Was there anything you saw in the comic book source material you wanted to bring to your performance?

For me, creating the character, the source material wasn't very useful because he's, like, "Maximus the Mad." There were certain elements of it and things I read that I was like, "Oh, okay," but the source material gave me more of an idea of who these Inhumans are: what it means to be in this society; how they view everything; how they've just tried to ostracize themselves away from society -- from the world, really -- from humanity. So I think that's what it gave me, the idea. And it was quite difficult to comprehend and to believe, but that's kind of what it was.

How would you describe his story arc over the first eight episodes?

Wonderful. I think he has to make some very big decisions and he starts to feel the weight of those decisions. And that affects him.

How long were you unemployed before you got this job? A minute?

More than a minute! Between finishing "Game of Thrones" and starting [this] I did another job, I did a series called "Riviera" in between, and a film, but it wasn't that long. It's like a bit of time. I'm at a stage in my career where I have to be a bit more careful as to what I take because I don't want to be typecast -- it sounds odd now. But that's why I took Maximus, because I didn't think it was anywhere near the same character. But it wasn't that long.

I'm sure you got offered a series of bad dudes after playing Ramsay so well. But what was the fun with that first bad dude you played?

I think the fun thing about Ramsay was that he was so happy doing what he was doing. He enjoyed himself. Not every villain is like that. In the audition, that was the note that David [Benioff] and Dan [Weiss] gave me, which was, "Find the joy. He loves this." And that was like, "Oh right!" And that was the key for me.
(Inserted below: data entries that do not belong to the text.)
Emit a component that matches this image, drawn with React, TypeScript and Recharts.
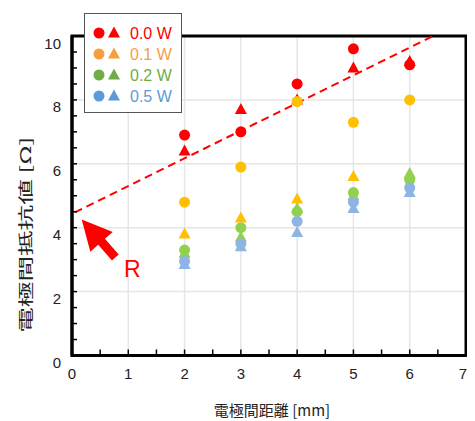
import React from 'react';
import {
  ScatterChart,
  Scatter,
  XAxis,
  YAxis,
  CartesianGrid,
  ReferenceLine,
  ReferenceArea,
  ReferenceDot,
} from 'recharts';

// ---- data ----
const distancesMm = [2, 3, 4, 5, 6];

const circles00W = [6.9, 7.0, 8.5, 9.6, 9.1];
const triangles00W = [6.4, 7.7, 8.0, 9.0, 9.2];
const circles01W = [4.8, 5.9, 7.95, 7.3, 8.0];
const triangles01W = [3.8, 4.3, 4.9, 5.6, 5.65];
const circles02W = [3.3, 4.0, 4.5, 5.1, 5.5];
const triangles02W = [3.2, 3.7, 4.6, 5.0, 5.7];
const circles05W = [2.95, 3.5, 4.2, 4.8, 5.25];
const triangles05W = [2.85, 3.4, 3.85, 4.6, 5.1];

const seriesLabels = ['0.0 W', '0.1 W', '0.2 W', '0.5 W'];
const markerColors = ['#FF0000', '#FFC000', '#92D050', '#8EB4E3'];
const legendColors = ['#FF0000', '#F79E3F', '#70AD47', '#5B9BD5'];

const xTicks = [0, 0.5, 1, 1.5, 2, 2.5, 3, 3.5, 4, 4.5, 5, 5.5, 6, 6.5, 7];
const yTicks = [0, 0.5, 1, 1.5, 2, 2.5, 3, 3.5, 4, 4.5, 5, 5.5, 6, 6.5, 7, 7.5, 8, 8.5, 9, 9.5, 10];
const xGrid = [1, 2, 3, 4, 5, 6];
const yGrid = [2, 4, 6, 8];
const xMax = 7;

const fitLine = [
  { x: 0.05, y: 4.48 },
  { x: 6.42, y: 10 },
];
const arrowSegment = [
  { x: 0.77, y: 3.07 },
  { x: 0.172, y: 4.26 },
];
const rLabelPos = { x: 1.07, y: 2.72, text: 'R' };

const xTitle = '電極間距離 [mm]';
const yTitle = '電極間抵抗値 [Ω]';

const toPoints = (vals: number[]) => distancesMm.map((d, i) => ({ x: d, y: vals[i] }));

const circleSets = [circles00W, circles01W, circles02W, circles05W];
const triangleSets = [triangles00W, triangles01W, triangles02W, triangles05W];

const NUM_FONT = '"Liberation Sans", Arial, Helvetica, sans-serif';
const CJK_FONT = '"Noto Sans CJK JP", "Noto Sans", sans-serif';

const makeCircle = (color: string) => (p: any) =>
  p.cx == null ? <g /> : <circle cx={p.cx} cy={p.cy} r={5.5} fill={color} />;

const makeTriangle = (color: string) => (p: any) =>
  p.cx == null ? (
    <g />
  ) : (
    <polygon
      points={`${p.cx},${p.cy - 6.5} ${p.cx - 6},${p.cy + 4.5} ${p.cx + 6},${p.cy + 4.5}`}
      fill={color}
    />
  );

const XTick = (p: any) => {
  const v = p.payload.value;
  const major = Number.isInteger(v);
  const last = v === xMax;
  return (
    <g>
      <line x1={p.x} x2={p.x} y1={p.y} y2={p.y - 6} stroke="#000" strokeWidth={1.5} />
      {major && (
        <text
          x={last ? p.x + 1 : p.x}
          y={p.y + 23}
          textAnchor={last ? 'end' : 'middle'}
          fontSize={15}
          fontFamily={NUM_FONT}
          fill="#222"
        >
          {v}
        </text>
      )}
    </g>
  );
};

const YTick = (p: any) => {
  const v = p.payload.value;
  const major = Number.isInteger(v) && v % 2 === 0;
  return (
    <g>
      <line x1={p.x} x2={p.x + 5} y1={p.y} y2={p.y} stroke="#000" strokeWidth={1.5} />
      {major && (
        <text x={p.x - 11} y={p.y + 12.5} textAnchor="end" fontSize={15} fontFamily={NUM_FONT} fill="#222">
          {v}
        </text>
      )}
    </g>
  );
};

const ArrowShape = (p: any) => {
  const { x1, y1, x2, y2 } = p;
  if ([x1, y1, x2, y2].some((v) => v == null || isNaN(v))) return <g />;
  const dx = x2 - x1;
  const dy = y2 - y1;
  const len = Math.sqrt(dx * dx + dy * dy);
  const ux = dx / len;
  const uy = dy / len;
  const nx = -uy;
  const ny = ux;
  const headLen = 30;
  const headHalf = 15;
  const shaftHalf = 4.5;
  const bx = x2 - ux * headLen;
  const by = y2 - uy * headLen;
  const pts = [
    [x1 + nx * shaftHalf, y1 + ny * shaftHalf],
    [bx + nx * shaftHalf, by + ny * shaftHalf],
    [bx + nx * headHalf, by + ny * headHalf],
    [x2, y2],
    [bx - nx * headHalf, by - ny * headHalf],
    [bx - nx * shaftHalf, by - ny * shaftHalf],
    [x1 - nx * shaftHalf, y1 - ny * shaftHalf],
  ]
    .map((q) => q.join(','))
    .join(' ');
  return <polygon points={pts} fill="#FF0000" />;
};

const RText = (p: any) =>
  p.cx == null ? (
    <g />
  ) : (
    <text x={p.cx} y={p.cy + 8.5} textAnchor="middle" fontSize={23} fontFamily={NUM_FONT} fill="#FF0000">
      {rLabelPos.text}
    </text>
  );

const XTitle = (p: any) => {
  const vb = p.viewBox || {};
  return (
    <text
      x={vb.x + vb.width / 2 + 3}
      y={vb.y + 60}
      textAnchor="middle"
      fontSize={15}
      fontFamily={CJK_FONT}
      fill="#222"
    >
      {xTitle}
    </text>
  );
};

const YTitle = (p: any) => {
  const vb = p.viewBox || {};
  const cx = vb.x - 8;
  const cy = vb.y + vb.height / 2 + 39;
  return (
    <text
      x={cx}
      y={cy}
      transform={`rotate(-90, ${cx}, ${cy})`}
      textAnchor="middle"
      dominantBaseline="central"
      fontSize={15}
      fontFamily={CJK_FONT}
      fill="#222"
      textLength={196}
      lengthAdjust="spacingAndGlyphs"
    >
      {yTitle}
    </text>
  );
};

const LegendBox = () => (
  <div
    style={{
      position: 'absolute',
      left: 76,
      top: 5,
      width: 98,
      height: 100,
      background: '#fff',
      border: '1px solid #555',
      boxSizing: 'border-box',
    }}
  >
    <svg width={96} height={98} style={{ display: 'block' }}>
      {seriesLabels.map((label, i) => {
        const cy = 19 + i * 21;
        const c = legendColors[i];
        return (
          <g key={label}>
            <circle cx={14} cy={cy} r={5.5} fill={c} />
            <polygon points={`${29},${cy - 6.5} ${23},${cy + 4.5} ${35},${cy + 4.5}`} fill={c} />
            <text x={45} y={cy + 6} fontSize={16} fontFamily={NUM_FONT} fill={c}>
              {label}
            </text>
          </g>
        );
      })}
    </svg>
  </div>
);

export default function App() {
  return (
    <div style={{ position: 'relative', width: 467, height: 413 }}>
      <ScatterChart width={467} height={413} margin={{ top: 28, right: 9, left: 24, bottom: 15.5 }}>
        <CartesianGrid
          stroke="#E6E6E6"
          strokeWidth={1.5}
          verticalValues={xGrid}
          horizontalValues={yGrid}
        />
        <XAxis
          type="number"
          dataKey="x"
          domain={[0, xMax]}
          ticks={xTicks}
          interval={0}
          allowDataOverflow
          height={50}
          tickSize={0}
          tickMargin={0}
          tickLine={false}
          axisLine={{ stroke: '#000', strokeWidth: 3 }}
          tick={<XTick />}
          label={<XTitle />}
        />
        <YAxis
          type="number"
          dataKey="y"
          domain={[0, 10]}
          ticks={yTicks}
          interval={0}
          allowDataOverflow
          width={40}
          tickSize={0}
          tickMargin={0}
          tickLine={false}
          axisLine={{ stroke: '#000', strokeWidth: 3 }}
          tick={<YTick />}
          label={<YTitle />}
        />
        <ReferenceArea x1={0} x2={xMax} y1={0} y2={10} fill="none" stroke="#000" strokeWidth={3} ifOverflow="visible" />
        {triangleSets.map((vals, i) => (
          <Scatter
            key={'t' + i}
            name={seriesLabels[i] + ' tri'}
            data={toPoints(vals)}
            shape={makeTriangle(markerColors[i])}
            isAnimationActive={false}
          />
        ))}
        {circleSets.map((vals, i) => (
          <Scatter
            key={'c' + i}
            name={seriesLabels[i]}
            data={toPoints(vals)}
            shape={makeCircle(markerColors[i])}
            isAnimationActive={false}
          />
        ))}
        <ReferenceLine
          segment={fitLine}
          stroke="#FF0000"
          strokeWidth={2}
          strokeDasharray="8 5"
          ifOverflow="visible"
        />
        <ReferenceLine segment={arrowSegment} shape={<ArrowShape />} ifOverflow="visible" />
        <ReferenceDot x={rLabelPos.x} y={rLabelPos.y} r={0} shape={<RText />} ifOverflow="visible" />
      </ScatterChart>
      <LegendBox />
    </div>
  );
}
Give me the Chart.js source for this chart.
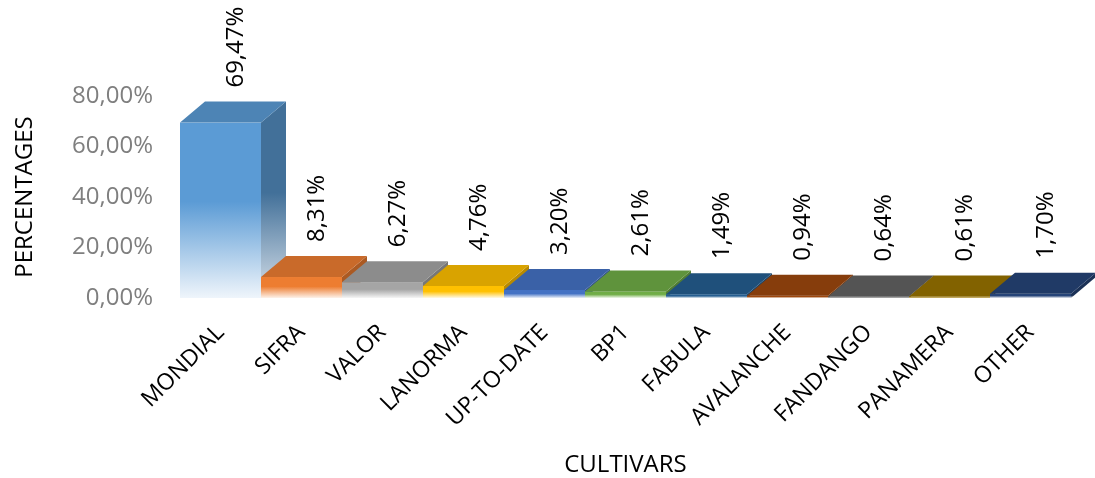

Obviously, there were certain scenes which I dreaded and I never wanted to do, as a human being with real morals, but Ramsay couldn't give a f*ck and he just does what he wants.

By way of career experiences, where does "Game of Thrones" fall?

It changed my life, I think. I wouldn't' be here right now, talking to you. It's really changed my life. It's such a huge show. And the character seemed to strike such an important chord, in that people really f*cking hate him -- and it's great! And they enjoy hating him, which is even better. So I feel really privileged to have been a part of such an amazing show, and it is probably the greatest show of all time.

Do people come up to you and express those feelings?

Yeah! They come up and go, "Ooohhh -- you're horrible," and it takes them about five seconds to realize I'm nothing like the character. But that's how it is. And the fact that people have responded so well is humbling because it really means I did my job well and that's what I aimed to do.

That's what every actor should be trying to do, is to play their character truthfully. It doesn't matter when he's ugly, you have to play it truthfully and that, I think, is what people respond to, because they see the lack of vanity and people are insecure about stuff, and I think that shows in that character -- he doesn't care. And I went there and I did it.